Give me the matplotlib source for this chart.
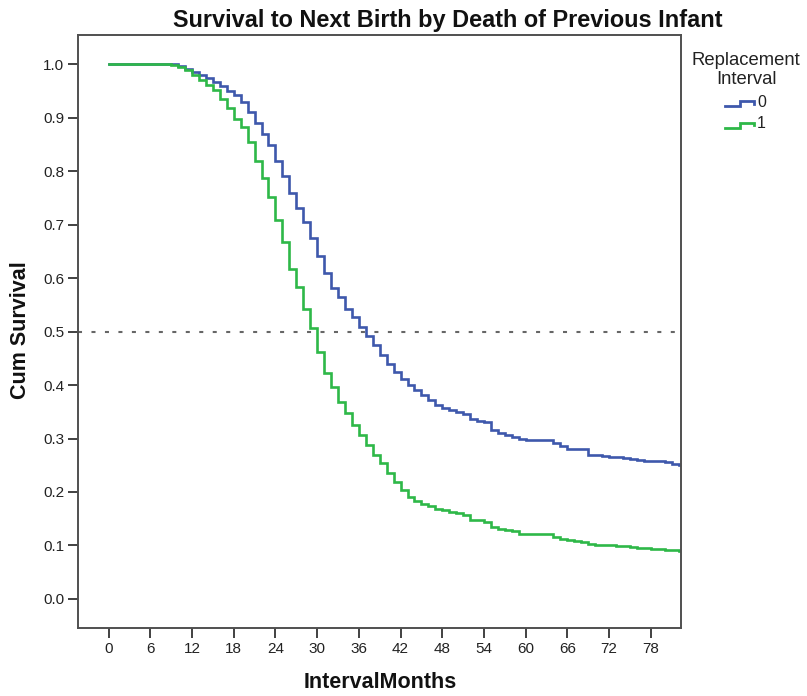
import matplotlib
matplotlib.use("Agg")
import matplotlib.pyplot as plt
from matplotlib.lines import Line2D

plt.rcParams["font.family"] = ["Liberation Sans", "DejaVu Sans"]

# Kaplan-Meier estimates by month, one value per interval [m, m+1)
months = list(range(0, 84))
surv_0 = [1.0] * 10 + [
    0.997, 0.992, 0.986, 0.980, 0.974, 0.967, 0.959, 0.951, 0.943, 0.930,
    0.911, 0.891, 0.870, 0.849, 0.819, 0.791, 0.759, 0.732, 0.705, 0.676,
    0.642, 0.610, 0.581, 0.564, 0.543, 0.527, 0.508, 0.492, 0.475, 0.456,
    0.440, 0.425, 0.412, 0.400, 0.390, 0.381, 0.372, 0.362, 0.357, 0.353,
    0.350, 0.345, 0.336, 0.333, 0.331, 0.316, 0.311, 0.307, 0.303, 0.299,
    0.297, 0.297, 0.297, 0.297, 0.291, 0.286, 0.281, 0.280, 0.280, 0.269,
    0.269, 0.268, 0.266, 0.265, 0.263, 0.262, 0.260, 0.258, 0.258, 0.257,
    0.256, 0.252, 0.250, 0.250,
]
surv_1 = [1.0] * 9 + [
    0.998, 0.995, 0.989, 0.980, 0.971, 0.961, 0.952, 0.936, 0.918, 0.897, 0.883,
    0.855, 0.820, 0.788, 0.752, 0.708, 0.668, 0.618, 0.584, 0.543, 0.506,
    0.462, 0.422, 0.397, 0.369, 0.347, 0.325, 0.306, 0.288, 0.269, 0.254,
    0.235, 0.219, 0.203, 0.191, 0.184, 0.178, 0.173, 0.169, 0.166, 0.163,
    0.160, 0.157, 0.147, 0.147, 0.144, 0.135, 0.131, 0.128, 0.126, 0.121,
    0.121, 0.121, 0.121, 0.121, 0.116, 0.112, 0.110, 0.108, 0.107, 0.102,
    0.101, 0.101, 0.100, 0.099, 0.098, 0.097, 0.096, 0.095, 0.094, 0.093,
    0.092, 0.091, 0.090, 0.090,
]
group_labels = ["0", "1"]
group_colors = ["#3E58AC", "#2EB848"]
legend_title = ["Replacement", "Interval"]
x_ticks = list(range(0, 79, 6))
y_ticks = [i / 10 for i in range(0, 11)]
median_level = 0.5

W, H = 807, 696
fig = plt.figure(figsize=(W / 100, H / 100), dpi=100)
ax = fig.add_axes([78 / W, 1 - 627.7 / H, (680.7 - 78) / W, (627.7 - 35) / H])

for surv, lab, col in zip([surv_0, surv_1], group_labels, group_colors):
    ax.plot(months, surv, drawstyle="steps-post", color=col, lw=1.9,
            label=lab, solid_joinstyle="miter")

lw_ref = 1.5
ax.axhline(median_level, color="#666666", lw=lw_ref,
           linestyle=(0, (2.9 / lw_ref, 6.8 / lw_ref)), zorder=1)

ax.set_xlim(-4.4, 82.3)
ax.set_ylim(-0.054, 1.055)
ax.set_xticks(x_ticks)
ax.set_xticklabels([str(t) for t in x_ticks])
ax.set_yticks(y_ticks)
ax.set_yticklabels([f"{t:.1f}" for t in y_ticks])
ax.tick_params(axis="both", direction="out", length=7, width=1.3,
               color="#333333", labelsize=11, labelcolor="#222222", pad=3)
for sp in ax.spines.values():
    sp.set_color("#505050")
    sp.set_linewidth(1.4)

fig.text(448 / W, 1 - 27.3 / H, "Survival to Next Birth by Death of Previous Infant",
         ha="center", va="baseline", fontsize=16.9, fontweight="bold", color="#111111")
fig.text(380 / W, 1 - 683 / H, "IntervalMonths", ha="center", va="center",
         fontsize=15.5, fontweight="bold", color="#111111")
fig.text(20.5 / W, 1 - 330 / H, "Cum Survival", ha="center", va="center",
         rotation=90, fontsize=15.5, fontweight="bold", color="#111111")

# Legend: title lines, then a small step glyph and label per group
for line_txt, base_y in zip(legend_title, [65, 83.5]):
    fig.text(746 / W, 1 - base_y / H, line_txt, ha="center", va="baseline",
             fontsize=13.3, color="#222222")

for i, (lab, col) in enumerate(zip(group_labels, group_colors)):
    low = 106 + 21.5 * i
    high = 101 + 21.5 * i
    xs = [725, 740, 740, 754, 754]
    ys = [low, low, high, high, high + 2.5]
    fig.add_artist(Line2D([x / W for x in xs], [1 - y / H for y in ys],
                          transform=fig.transFigure, color=col, lw=2.0,
                          solid_joinstyle="miter"))
    fig.text(757 / W, 1 - (102.5 + 21.5 * i) / H, lab, ha="left", va="center",
             fontsize=11.5, color="#222222")

fig.savefig("out.png", dpi=100)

━━━━━━

◆ Exercise details: Return, unchanged, the lines from the first line of the material through the line that holds "median_level = 0.5", inclusive, omitting pictures.

◆ Answer to the problem:
Give me the matplotlib source for this chart.
import matplotlib
matplotlib.use("Agg")
import matplotlib.pyplot as plt
from matplotlib.lines import Line2D

plt.rcParams["font.family"] = ["Liberation Sans", "DejaVu Sans"]

# Kaplan-Meier estimates by month, one value per interval [m, m+1)
months = list(range(0, 84))
surv_0 = [1.0] * 10 + [
    0.997, 0.992, 0.986, 0.980, 0.974, 0.967, 0.959, 0.951, 0.943, 0.930,
    0.911, 0.891, 0.870, 0.849, 0.819, 0.791, 0.759, 0.732, 0.705, 0.676,
    0.642, 0.610, 0.581, 0.564, 0.543, 0.527, 0.508, 0.492, 0.475, 0.456,
    0.440, 0.425, 0.412, 0.400, 0.390, 0.381, 0.372, 0.362, 0.357, 0.353,
    0.350, 0.345, 0.336, 0.333, 0.331, 0.316, 0.311, 0.307, 0.303, 0.299,
    0.297, 0.297, 0.297, 0.297, 0.291, 0.286, 0.281, 0.280, 0.280, 0.269,
    0.269, 0.268, 0.266, 0.265, 0.263, 0.262, 0.260, 0.258, 0.258, 0.257,
    0.256, 0.252, 0.250, 0.250,
]
surv_1 = [1.0] * 9 + [
    0.998, 0.995, 0.989, 0.980, 0.971, 0.961, 0.952, 0.936, 0.918, 0.897, 0.883,
    0.855, 0.820, 0.788, 0.752, 0.708, 0.668, 0.618, 0.584, 0.543, 0.506,
    0.462, 0.422, 0.397, 0.369, 0.347, 0.325, 0.306, 0.288, 0.269, 0.254,
    0.235, 0.219, 0.203, 0.191, 0.184, 0.178, 0.173, 0.169, 0.166, 0.163,
    0.160, 0.157, 0.147, 0.147, 0.144, 0.135, 0.131, 0.128, 0.126, 0.121,
    0.121, 0.121, 0.121, 0.121, 0.116, 0.112, 0.110, 0.108, 0.107, 0.102,
    0.101, 0.101, 0.100, 0.099, 0.098, 0.097, 0.096, 0.095, 0.094, 0.093,
    0.092, 0.091, 0.090, 0.090,
]
group_labels = ["0", "1"]
group_colors = ["#3E58AC", "#2EB848"]
legend_title = ["Replacement", "Interval"]
x_ticks = list(range(0, 79, 6))
y_ticks = [i / 10 for i in range(0, 11)]
median_level = 0.5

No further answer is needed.